For a complex function f(z) = u(x,y) + iv(x,y), where z = x + iy, the Cauchy-Riemann equations state:

∂u/∂x = ∂v/∂y ∂u/∂y = -∂v/∂x

These elegant equations connect the real and imaginary parts of a complex function through their partial derivatives.

Geometric Interpretation

The equations have profound geometric significance:

• They ensure that the complex derivative exists independently of direction
• They preserve angles between curves (conformal mapping)
• They relate to the concept of harmonic functions, as both u and v must be harmonic when f is holomorphic

Applications

The Cauchy-Riemann equations find applications in various fields:

1. Physical Sciences

   • Fluid dynamics (describing potential flow)
   • Electromagnetism (relating electric and magnetic fields)
   • Heat conduction (analyzing 2D heat flow)

2. Mathematics

   • Complex integration
   • Conformal mapping
   • Power series analysis

Historical Development

The equations were first introduced by Jean le Rond d'Alembert in 1752, though not in their modern form.
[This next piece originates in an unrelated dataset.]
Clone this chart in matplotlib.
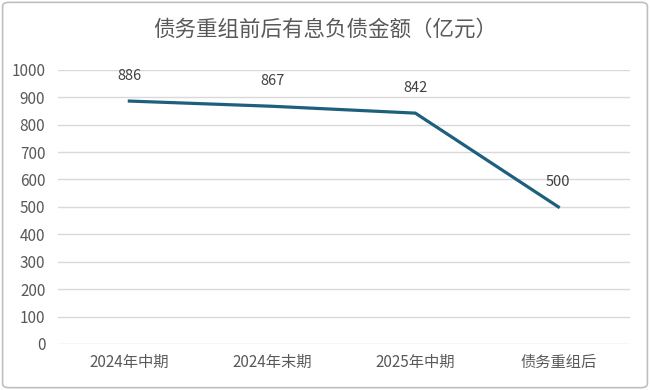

Leonhard Euler also worked with similar conditions, but it was Cauchy who provided rigorous foundations, later refined by Riemann's geometric perspective.

Properties and Extensions

1. Sufficient Conditions

   • When combined with continuity, these equations become sufficient for complex differentiability
   • The equations must hold in an open neighborhood of a point

2. Polar Form

   • The equations can be expressed in polar coordinates
   • This form is particularly useful for certain types of problems

Related Concepts

The equations are intimately connected to several fundamental ideas in complex analysis:

• Analytic functions
• Maximum modulus principle
• Laurent series
• Residue theorem

Modern Developments

Contemporary applications include:

• Numerical analysis in computational fluid dynamics
• Digital signal processing
• Quantum mechanics (through complex wave functions)

The Cauchy-Riemann equations continue to serve as a fundamental tool in both pure and applied mathematics, demonstrating the deep connection between algebraic and geometric properties of complex functions.